Transcribe the listing exactly, leaving out every picture.

=-=-=

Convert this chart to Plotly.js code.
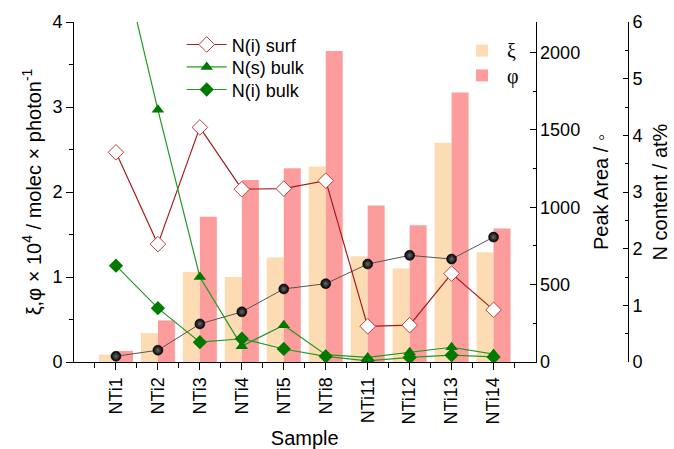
<!DOCTYPE html>
<html>
<head>
<meta charset="utf-8">
<script src="https://cdn.plot.ly/plotly-3.0.1.min.js"></script>
<style>html,body{margin:0;padding:0;background:#fff;}#chart{width:674px;height:449px;}</style>
</head>
<body>
<div id="chart"></div>
<script>
// ---- data ----
var samples = ["NTi1","NTi2","NTi3","NTi4","NTi5","NTi8","NTi11","NTi12","NTi13","NTi14"];
var xi  = [0.088, 0.34, 1.06, 1.00, 1.23, 2.30, 1.245, 1.10, 2.58, 1.29];
var phi = [0.13, 0.49, 1.71, 2.14, 2.28, 3.66, 1.84, 1.61, 3.17, 1.57];
var peakArea = [37, 76, 246, 324, 472, 506, 633, 689, 665, 807];
var nSurf  = [3.70, 2.08, 4.14, 3.05, 3.06, 3.20, 0.63, 0.65, 1.56, 0.92];
var nSBulk = [7.57, 4.45, 1.50, 0.28, 0.65, 0.13, 0.08, 0.17, 0.26, 0.14];
var nIBulk = [1.70, 0.95, 0.35, 0.41, 0.23, 0.10, 0.02, 0.08, 0.12, 0.09];
var idx = samples.map(function(_, i){ return i; });

var FONT = "Liberation Sans, Arial, sans-serif";
var traces = [
  {type:"bar", x:idx, y:xi, name:"ξ", legend:"legend2", marker:{color:"#fddcb4", line:{width:0}}, xaxis:"x", yaxis:"y"},
  {type:"bar", x:idx, y:phi, name:"φ", legend:"legend5", marker:{color:"#fc9c9c", line:{width:0}}, xaxis:"x", yaxis:"y"},
  {type:"scatter", mode:"lines+markers", x:idx, y:peakArea, yaxis:"y2", showlegend:false,
   line:{color:"#555555", width:1},
   marker:{symbol:"circle", size:10, color:"#000000", gradient:{type:"radial", color:"#6a6a6a"}, line:{color:"#000", width:0.5}}},
  {type:"scatter", mode:"lines+markers", x:idx, y:nSurf, yaxis:"y3", name:"N(i) surf", legend:"legend",
   line:{color:"#a21c1c", width:1.2},
   marker:{symbol:"diamond", size:12, color:"#ffffff", line:{color:"#b84040", width:1}}},
  {type:"scatter", mode:"lines+markers", x:idx, y:nSBulk, yaxis:"y3", name:"N(s) bulk", legend:"legend3",
   line:{color:"#229a22", width:1.2},
   marker:{symbol:"triangle-up", size:11, color:"#007a00"}},
  {type:"scatter", mode:"lines+markers", x:idx, y:nIBulk, yaxis:"y3", name:"N(i) bulk", legend:"legend4",
   line:{color:"#229a22", width:1.2},
   marker:{symbol:"diamond", size:11, color:"#007a00"}}
];

var W = 570; // paper width with margins l=74 r=30
var xdom = 461.5 / W;
function lineLegend(topPx){
  return {x:(181.7-74)/W, y:1-(topPx-22)/340, xanchor:"left", yanchor:"top", bgcolor:"rgba(0,0,0,0)", borderwidth:0,
    font:{family:FONT, size:18}, itemwidth:40};
}
function barLegend(topPx){
  return {x:(457-74)/W, y:1-(topPx-22)/340, xanchor:"left", yanchor:"top", bgcolor:"rgba(0,0,0,0)", borderwidth:0,
    font:{family:"Liberation Serif, serif", size:20}, itemwidth:40};
}
var layout = {
  width:674, height:449,
  margin:{l:74, r:30, t:22, b:87},
  paper_bgcolor:"#fff", plot_bgcolor:"#fff",
  font:{family:FONT, size:18, color:"#000"},
  barmode:"group", bargap:0.19, bargroupgap:0,
  showlegend:true,
  xaxis:{domain:[0,xdom], range:[-1,10], tickmode:"array", tickvals:idx, ticktext:samples,
    tickangle:-90, ticks:"outside", ticklen:7, tickcolor:"#000", showline:true, linecolor:"#000", linewidth:1,
    showgrid:false, zeroline:false,
    minor:{tickmode:"linear", tick0:-0.5, dtick:1, ticks:"outside", ticklen:5, tickcolor:"#000", showgrid:false},
    title:{text:"Sample", font:{size:20}, standoff:8}, automargin:false},
  xaxis2:{domain:[0,xdom], overlaying:"x", side:"top", anchor:"y", range:[-1,10], tickmode:"array", tickvals:idx,
    showticklabels:false, ticks:"inside", ticklen:7, tickcolor:"#000", showline:true, linecolor:"#000", linewidth:1,
    showgrid:false, zeroline:false,
    minor:{tickmode:"linear", tick0:-0.5, dtick:1, ticks:"inside", ticklen:5, tickcolor:"#000", showgrid:false}},
  yaxis:{range:[0,4], dtick:1, ticks:"outside", ticklen:7, tickcolor:"#000", showline:true, linecolor:"#000", linewidth:1,
    showgrid:false, zeroline:false,
    minor:{dtick:0.5, ticks:"outside", ticklen:4, tickcolor:"#000", showgrid:false},
    title:{text:"ξ,φ × 10<sup>4</sup> / molec × photon<sup>-1</sup>", font:{size:20}, standoff:5}, automargin:false},
  yaxis2:{overlaying:"y", anchor:"x", side:"right", range:[0,2197], dtick:500, ticks:"inside", ticklen:6, tickcolor:"#000",
    showline:true, linecolor:"#000", linewidth:1, showgrid:false, zeroline:false,
    minor:{dtick:250, ticks:"inside", ticklen:3, tickcolor:"#000", showgrid:false},
    title:{text:"Peak Area / ◦", font:{size:20}, standoff:14}, automargin:false},
  yaxis3:{overlaying:"y", anchor:"free", position:(628-74)/W, side:"right", range:[0,6], dtick:1, ticks:"inside", ticklen:5,
    tickcolor:"#000", showline:true, linecolor:"#000", linewidth:1, showgrid:false, zeroline:false,
    minor:{dtick:0.5, ticks:"inside", ticklen:3, tickcolor:"#000", showgrid:false},
    title:{text:"N content / at%", font:{size:20}, standoff:11}, automargin:false},
  legend: lineLegend(26.3),
  legend3: lineLegend(48.7),
  legend4: lineLegend(71.3),
  legend2: barLegend(31.1),
  legend5: barLegend(55.9)
};
Plotly.newPlot("chart", traces, layout, {displayModeBar:false, staticPlot:true});
</script>
</body>
</html>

=-=-=

→ COMPLETE ANSWER:
Convert this chart to Plotly.js code.
<!DOCTYPE html>
<html>
<head>
<meta charset="utf-8">
<script src="https://cdn.plot.ly/plotly-3.0.1.min.js"></script>
<style>html,body{margin:0;padding:0;background:#fff;}#chart{width:674px;height:449px;}</style>
</head>
<body>
<div id="chart"></div>
<script>
// ---- data ----
var samples = ["NTi1","NTi2","NTi3","NTi4","NTi5","NTi8","NTi11","NTi12","NTi13","NTi14"];
var xi  = [0.088, 0.34, 1.06, 1.00, 1.23, 2.30, 1.245, 1.10, 2.58, 1.29];
var phi = [0.13, 0.49, 1.71, 2.14, 2.28, 3.66, 1.84, 1.61, 3.17, 1.57];
var peakArea = [37, 76, 246, 324, 472, 506, 633, 689, 665, 807];
var nSurf  = [3.70, 2.08, 4.14, 3.05, 3.06, 3.20, 0.63, 0.65, 1.56, 0.92];
var nSBulk = [7.57, 4.45, 1.50, 0.28, 0.65, 0.13, 0.08, 0.17, 0.26, 0.14];
var nIBulk = [1.70, 0.95, 0.35, 0.41, 0.23, 0.10, 0.02, 0.08, 0.12, 0.09];
var idx = samples.map(function(_, i){ return i; });

var FONT = "Liberation Sans, Arial, sans-serif";
var traces = [
  {type:"bar", x:idx, y:xi, name:"ξ", legend:"legend2", marker:{color:"#fddcb4", line:{width:0}}, xaxis:"x", yaxis:"y"},
  {type:"bar", x:idx, y:phi, name:"φ", legend:"legend5", marker:{color:"#fc9c9c", line:{width:0}}, xaxis:"x", yaxis:"y"},
  {type:"scatter", mode:"lines+markers", x:idx, y:peakArea, yaxis:"y2", showlegend:false,
   line:{color:"#555555", width:1},
   marker:{symbol:"circle", size:10, color:"#000000", gradient:{type:"radial", color:"#6a6a6a"}, line:{color:"#000", width:0.5}}},
  {type:"scatter", mode:"lines+markers", x:idx, y:nSurf, yaxis:"y3", name:"N(i) surf", legend:"legend",
   line:{color:"#a21c1c", width:1.2},
   marker:{symbol:"diamond", size:12, color:"#ffffff", line:{color:"#b84040", width:1}}},
  {type:"scatter", mode:"lines+markers", x:idx, y:nSBulk, yaxis:"y3", name:"N(s) bulk", legend:"legend3",
   line:{color:"#229a22", width:1.2},
   marker:{symbol:"triangle-up", size:11, color:"#007a00"}},
  {type:"scatter", mode:"lines+markers", x:idx, y:nIBulk, yaxis:"y3", name:"N(i) bulk", legend:"legend4",
   line:{color:"#229a22", width:1.2},
   marker:{symbol:"diamond", size:11, color:"#007a00"}}
];

var W = 570; // paper width with margins l=74 r=30
var xdom = 461.5 / W;
function lineLegend(topPx){
  return {x:(181.7-74)/W, y:1-(topPx-22)/340, xanchor:"left", yanchor:"top", bgcolor:"rgba(0,0,0,0)", borderwidth:0,
    font:{family:FONT, size:18}, itemwidth:40};
}
function barLegend(topPx){
  return {x:(457-74)/W, y:1-(topPx-22)/340, xanchor:"left", yanchor:"top", bgcolor:"rgba(0,0,0,0)", borderwidth:0,
    font:{family:"Liberation Serif, serif", size:20}, itemwidth:40};
}
var layout = {
  width:674, height:449,
  margin:{l:74, r:30, t:22, b:87},
  paper_bgcolor:"#fff", plot_bgcolor:"#fff",
  font:{family:FONT, size:18, color:"#000"},
  barmode:"group", bargap:0.19, bargroupgap:0,
  showlegend:true,
  xaxis:{domain:[0,xdom], range:[-1,10], tickmode:"array", tickvals:idx, ticktext:samples,
    tickangle:-90, ticks:"outside", ticklen:7, tickcolor:"#000", showline:true, linecolor:"#000", linewidth:1,
    showgrid:false, zeroline:false,
    minor:{tickmode:"linear", tick0:-0.5, dtick:1, ticks:"outside", ticklen:5, tickcolor:"#000", showgrid:false},
    title:{text:"Sample", font:{size:20}, standoff:8}, automargin:false},
  xaxis2:{domain:[0,xdom], overlaying:"x", side:"top", anchor:"y", range:[-1,10], tickmode:"array", tickvals:idx,
    showticklabels:false, ticks:"inside", ticklen:7, tickcolor:"#000", showline:true, linecolor:"#000", linewidth:1,
    showgrid:false, zeroline:false,
    minor:{tickmode:"linear", tick0:-0.5, dtick:1, ticks:"inside", ticklen:5, tickcolor:"#000", showgrid:false}},
  yaxis:{range:[0,4], dtick:1, ticks:"outside", ticklen:7, tickcolor:"#000", showline:true, linecolor:"#000", linewidth:1,
    showgrid:false, zeroline:false,
    minor:{dtick:0.5, ticks:"outside", ticklen:4, tickcolor:"#000", showgrid:false},
    title:{text:"ξ,φ × 10<sup>4</sup> / molec × photon<sup>-1</sup>", font:{size:20}, standoff:5}, automargin:false},
  yaxis2:{overlaying:"y", anchor:"x", side:"right", range:[0,2197], dtick:500, ticks:"inside", ticklen:6, tickcolor:"#000",
    showline:true, linecolor:"#000", linewidth:1, showgrid:false, zeroline:false,
    minor:{dtick:250, ticks:"inside", ticklen:3, tickcolor:"#000", showgrid:false},
    title:{text:"Peak Area / ◦", font:{size:20}, standoff:14}, automargin:false},
  yaxis3:{overlaying:"y", anchor:"free", position:(628-74)/W, side:"right", range:[0,6], dtick:1, ticks:"inside", ticklen:5,
    tickcolor:"#000", showline:true, linecolor:"#000", linewidth:1, showgrid:false, zeroline:false,
    minor:{dtick:0.5, ticks:"inside", ticklen:3, tickcolor:"#000", showgrid:false},
    title:{text:"N content / at%", font:{size:20}, standoff:11}, automargin:false},
  legend: lineLegend(26.3),
  legend3: lineLegend(48.7),
  legend4: lineLegend(71.3),
  legend2: barLegend(31.1),
  legend5: barLegend(55.9)
};
Plotly.newPlot("chart", traces, layout, {displayModeBar:false, staticPlot:true});
</script>
</body>
</html>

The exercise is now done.